### TASK INPUTS
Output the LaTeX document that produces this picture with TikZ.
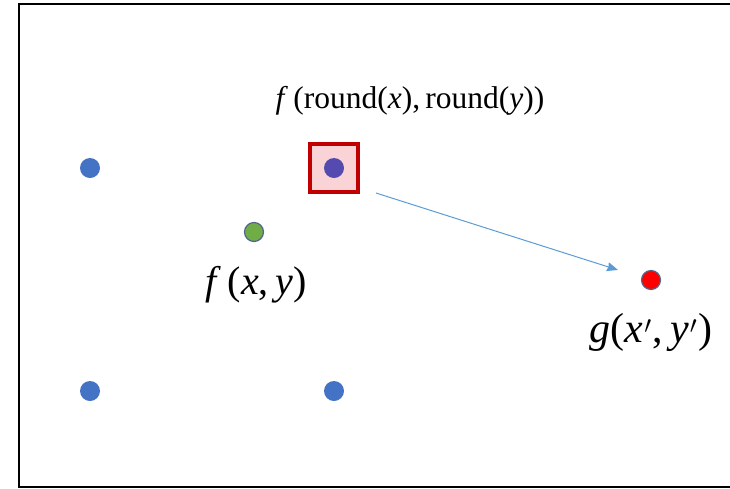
\documentclass[tikz,border=0pt]{standalone}
\usepackage{fontspec}
\setmainfont{Liberation Serif}
\usetikzlibrary{arrows.meta}
\definecolor{dotblue}{HTML}{4472C4}
\definecolor{dotgreen}{HTML}{70AD47}
\definecolor{boxred}{HTML}{C00000}
\definecolor{boxpink}{HTML}{F9D3D6}
\definecolor{arrblue}{HTML}{5B9BD5}
\definecolor{rimgray}{HTML}{50678A}
\begin{document}
\begin{tikzpicture}[x=1pt,y=-1pt,
  grid/.style={circle,fill=dotblue,minimum size=20pt,inner sep=0pt},
  probe/.style={circle,draw=rimgray,line width=1.2pt,minimum size=19pt,inner sep=0pt},
  label/.style={inner sep=0pt}]
  % Parameters (pixel units, y grows downwards)
  \def\boxsize{48} % side of the highlighted square
  \useasboundingbox (0,0) rectangle (730,488);

  % Frame, open on the right
  \draw[line width=2.5pt] (730,4) -- (19,4) -- (19,487) -- (730,487);

  % Integer grid points
  \node[grid] (p00) at (90,168) {};
  \node[grid] (p01) at (90,391) {};
  \node[grid] (p11) at (334,391) {};

  % Nearest point, highlighted
  \node[draw=boxred,fill=boxpink,line width=4pt,minimum size=\boxsize pt,inner sep=0pt] (sq) at (334,168) {};
  \node[circle,fill=blue!55!red!35!dotblue,minimum size=20pt,inner sep=0pt] (p10) at (334,168) {};
  \node[label] (lblR) at (410,101) {\fontsize{31.5}{36}\selectfont\textit{f}\,(round(\textit{x}),\,round(\textit{y}))};

  % Source sample
  \node[label] (lblF) at (256,285) {\fontsize{40}{46}\selectfont\textit{f}\,(\textit{x},\,\textit{y})};
  \node[probe,fill=dotgreen] (src) at (254,232) {};

  % Target sample
  \node[label] (lblG) at (651,332) {\fontsize{42}{48}\selectfont\textit{g}(\textit{x}\kern1pt$'$\kern1pt,\,\textit{y}\kern1pt$'$\kern1pt)};
  \node[probe,fill=red] (dst) at (651,280) {};

  % Mapping arrow
  \coordinate (arrS) at (376,193);
  \coordinate (arrE) at (618,270);
  \draw[arrblue,line width=1pt,-{Stealth[length=11pt,width=9pt,inset=1pt]}] (arrS) -- (arrE);
\end{tikzpicture}
\end{document}
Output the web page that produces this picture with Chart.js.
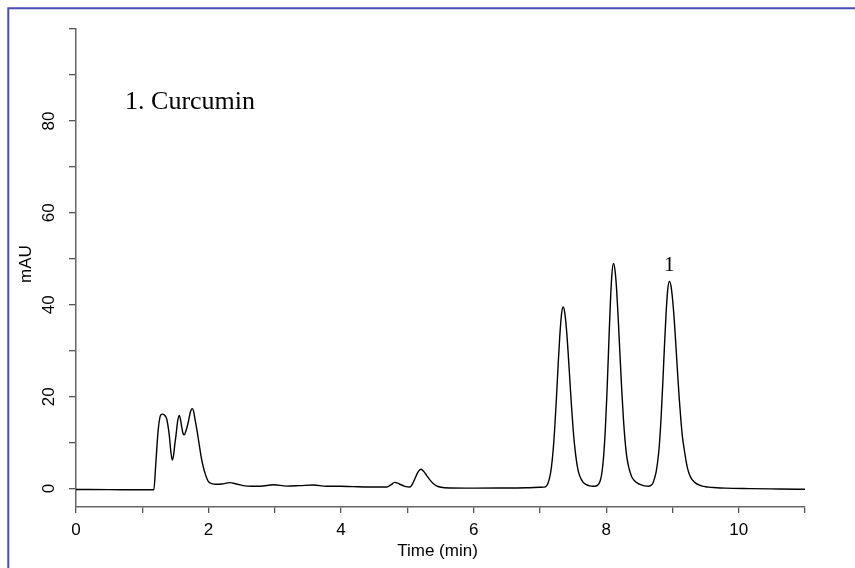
<!DOCTYPE html>
<html>
<head>
<meta charset="utf-8">
<script src="https://cdn.jsdelivr.net/npm/chart.js@4"></script>
<style>
html,body{margin:0;padding:0;background:#fff;overflow:hidden;}
#wrap{position:relative;width:855px;height:568px;}
</style>
</head>
<body>
<div id="wrap"><canvas id="c" width="855" height="568"></canvas></div>
<script>
// ---- data ----
const times = [
  0, 0.5, 1.0, 1.15, 1.175, 1.20, 1.225, 1.242, 1.268, 1.30, 1.335, 1.368, 1.39, 1.408, 1.43, 1.453,
  1.475, 1.49, 1.509, 1.535, 1.559, 1.58, 1.595, 1.615, 1.634, 1.66, 1.695, 1.725, 1.755, 1.775, 1.795,
  1.83, 1.861, 1.89, 1.921, 1.95, 1.975, 2.0, 2.05, 2.1, 2.2, 2.32, 2.42, 2.52, 2.65, 2.78, 2.98, 3.18,
  3.38, 3.58, 3.78, 3.98, 4.18, 4.44, 4.69, 4.75, 4.81, 4.88, 4.96, 5.04, 5.08, 5.115, 5.16, 5.206, 5.25,
  5.29, 5.34, 5.39, 5.44, 5.49, 5.64, 6.0, 6.4, 6.8, 7.0,
  7.05, 7.08, 7.10, 7.125, 7.15, 7.175, 7.20, 7.225, 7.25, 7.275, 7.30, 7.325, 7.35,
  7.375, 7.40, 7.425, 7.45, 7.475, 7.50, 7.525, 7.55, 7.575, 7.60, 7.65, 7.70, 7.75, 7.80,
  7.83, 7.86, 7.885, 7.91, 7.935, 7.96, 7.985, 8.01, 8.035, 8.06, 8.085, 8.11,
  8.135, 8.16, 8.185, 8.21, 8.235, 8.26, 8.285, 8.31, 8.335, 8.36, 8.385, 8.41, 8.435, 8.46, 8.52, 8.58, 8.64,
  8.675, 8.703, 8.728, 8.753, 8.778, 8.803, 8.828, 8.853, 8.878, 8.903, 8.928, 8.953,
  8.978, 9.003, 9.028, 9.053, 9.078, 9.103, 9.128, 9.153, 9.178, 9.203, 9.228, 9.253, 9.278,
  9.30, 9.35, 9.40, 9.45, 9.50, 9.55, 9.62, 9.80, 10.17, 10.6, 11.0
];
const mAU = [
  -0.2, -0.22, -0.25, -0.25, -0.2, 4.5, 10, 13.0, 15.6, 16.2, 16.0, 15.2, 13.5, 11.6, 8.2, 6.2,
  7.5, 9.5, 11.6, 14.8, 15.9, 14.8, 13.4, 12.0, 11.7, 12.6, 14.5, 16.6, 17.4, 16.8, 15.2,
  12.3, 9.4, 6.8, 4.7, 3.2, 2.2, 1.5, 1.1, 0.95, 1.0, 1.3, 1.0, 0.65, 0.5, 0.5, 0.85, 0.55,
  0.65, 0.78, 0.5, 0.5, 0.43, 0.36, 0.36, 0.8, 1.35, 1.0, 0.5, 0.35, 1.1, 2.2, 3.6, 4.2, 3.7,
  2.9, 1.9, 1.1, 0.6, 0.35, 0.13, 0.1, 0.13, 0.2, 0.3,
  0.32, 0.38, 0.6, 1.3, 2.6, 4.8, 8.4, 13.5, 19.9, 26.9, 33.2, 37.8, 39.5,
  38.3, 34.8, 29.8, 24.0, 18.3, 13.2, 9.2, 6.2, 4.1, 2.8, 1.4, 0.85, 0.6, 0.5,
  0.52, 0.65, 0.95, 1.7, 3.4, 6.8, 12.3, 20.2, 29.8, 39.3, 46.4, 49.0,
  47.3, 42.7, 36.0, 28.6, 21.4, 15.2, 10.4, 7.0, 5.0, 3.6, 2.6, 2.0, 1.6, 1.3, 0.85, 0.6, 0.52,
  0.7, 1.1, 2.2, 3.6, 6.0, 9.6, 15.3, 22.6, 30.6, 37.9, 43.2, 45.1,
  44.1, 41.0, 36.5, 30.9, 25.0, 19.5, 14.8, 11.0, 8.5, 6.2, 4.4, 3.2, 2.4,
  1.9, 1.2, 0.8, 0.55, 0.42, 0.33, 0.25, 0.1, 0.0, -0.08, -0.15
];
const xTickLabels = [0, 2, 4, 6, 8, 10];
const yTickValues = [0, 10, 20, 30, 40, 50, 60, 70, 80, 90, 100];
const yTickLabels = [0, 20, 40, 60, 80];
const titleText = "1. Curcumin";
const peakLabel = "1";
const peakLabelTime = 8.953;
const xTitle = "Time (min)";
const yTitle = "mAU";

const SANS = "'Liberation Sans', Arial, sans-serif";
const SERIF = "'Liberation Serif', 'Times New Roman', serif";

const decor = {
  id: 'decor',
  beforeDraw(chart) {
    const ctx = chart.ctx;
    ctx.save();
    ctx.fillStyle = '#fff';
    ctx.fillRect(0, 0, chart.width, chart.height);
    ctx.strokeStyle = '#4b4bb4';
    ctx.lineWidth = 2;
    ctx.beginPath();
    ctx.moveTo(8.3, chart.height);
    ctx.lineTo(8.3, 8.3);
    ctx.lineTo(chart.width, 8.3);
    ctx.stroke();
    ctx.restore();
  },
  afterDraw(chart) {
    const ctx = chart.ctx;
    const xs = chart.scales.x, ys = chart.scales.y;
    ctx.save();
    ctx.fillStyle = '#000';
    // y tick labels (rotated)
    ctx.font = '17px ' + SANS;
    ctx.textAlign = 'center';
    ctx.textBaseline = 'middle';
    yTickLabels.forEach(v => {
      const py = ys.getPixelForValue(v);
      ctx.save();
      ctx.translate(48, py);
      ctx.rotate(-Math.PI / 2);
      ctx.fillText(String(v), 0, 1);
      ctx.restore();
    });
    // y title
    ctx.save();
    ctx.translate(26, 264);
    ctx.rotate(-Math.PI / 2);
    ctx.fillText(yTitle, 0, 0);
    ctx.restore();
    // x title
    ctx.fillText(xTitle, (xs.left + xs.right) / 2 - 3, 551);
    // annotation text
    ctx.font = '26px ' + SERIF;
    ctx.textAlign = 'left';
    ctx.textBaseline = 'alphabetic';
    ctx.fillText(titleText, xs.getPixelForValue(0.74), ys.getPixelForValue(82.7));
    ctx.font = '21px ' + SERIF;
    ctx.textAlign = 'center';
    ctx.fillText(peakLabel, xs.getPixelForValue(peakLabelTime), ys.getPixelForValue(47.3));
    ctx.restore();
  }
};

new Chart(document.getElementById('c'), {
  type: 'line',
  data: {
    datasets: [{
      data: times.map((t, i) => ({ x: t, y: mAU[i] })),
      borderColor: '#000',
      borderWidth: 1.4,
      pointRadius: 0,
      fill: false,
      cubicInterpolationMode: 'monotone'
    }]
  },
  options: {
    responsive: false,
    devicePixelRatio: 1,
    animation: false,
    events: [],
    layout: { padding: { left: 0, top: 29, right: 50, bottom: 0 } },
    plugins: { legend: { display: false }, tooltip: { enabled: false } },
    scales: {
      x: {
        type: 'linear',
        min: 0, max: 11,
        border: { display: true, color: '#666', width: 1.5 },
        grid: { display: true, drawOnChartArea: false, drawTicks: true, tickLength: 6, color: '#555', lineWidth: 1.3 },
        ticks: {
          stepSize: 1,
          padding: 7,
          color: '#000',
          font: { size: 17, family: SANS },
          maxRotation: 0, minRotation: 0,
          autoSkip: false,
          callback: v => (xTickLabels.includes(v) ? String(v) : '')
        },
        afterFit: s => { s.height = 61; }
      },
      y: {
        type: 'linear',
        min: -4, max: 100,
        border: { display: true, color: '#666', width: 1.5 },
        grid: { display: true, drawOnChartArea: false, drawTicks: true, tickLength: 7, color: '#555', lineWidth: 1.3 },
        ticks: { display: false },
        afterBuildTicks: s => { s.ticks = yTickValues.map(v => ({ value: v })); },
        afterFit: s => { s.width = 76; }
      }
    }
  },
  plugins: [decor]
});
</script>
</body>
</html>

### JOB
Extract the lines exactly, please: the first line of the listing, the line with "(lblR) at (410,101)", and every line between them, but no pictures.

### SOLUTION FOR THIS PROBLEM
Output the LaTeX document that produces this picture with TikZ.
\documentclass[tikz,border=0pt]{standalone}
\usepackage{fontspec}
\setmainfont{Liberation Serif}
\usetikzlibrary{arrows.meta}
\definecolor{dotblue}{HTML}{4472C4}
\definecolor{dotgreen}{HTML}{70AD47}
\definecolor{boxred}{HTML}{C00000}
\definecolor{boxpink}{HTML}{F9D3D6}
\definecolor{arrblue}{HTML}{5B9BD5}
\definecolor{rimgray}{HTML}{50678A}
\begin{document}
\begin{tikzpicture}[x=1pt,y=-1pt,
  grid/.style={circle,fill=dotblue,minimum size=20pt,inner sep=0pt},
  probe/.style={circle,draw=rimgray,line width=1.2pt,minimum size=19pt,inner sep=0pt},
  label/.style={inner sep=0pt}]
  % Parameters (pixel units, y grows downwards)
  \def\boxsize{48} % side of the highlighted square
  \useasboundingbox (0,0) rectangle (730,488);

  % Frame, open on the right
  \draw[line width=2.5pt] (730,4) -- (19,4) -- (19,487) -- (730,487);

  % Integer grid points
  \node[grid] (p00) at (90,168) {};
  \node[grid] (p01) at (90,391) {};
  \node[grid] (p11) at (334,391) {};

  % Nearest point, highlighted
  \node[draw=boxred,fill=boxpink,line width=4pt,minimum size=\boxsize pt,inner sep=0pt] (sq) at (334,168) {};
  \node[circle,fill=blue!55!red!35!dotblue,minimum size=20pt,inner sep=0pt] (p10) at (334,168) {};
  \node[label] (lblR) at (410,101) {\fontsize{31.5}{36}\selectfont\textit{f}\,(round(\textit{x}),\,round(\textit{y}))};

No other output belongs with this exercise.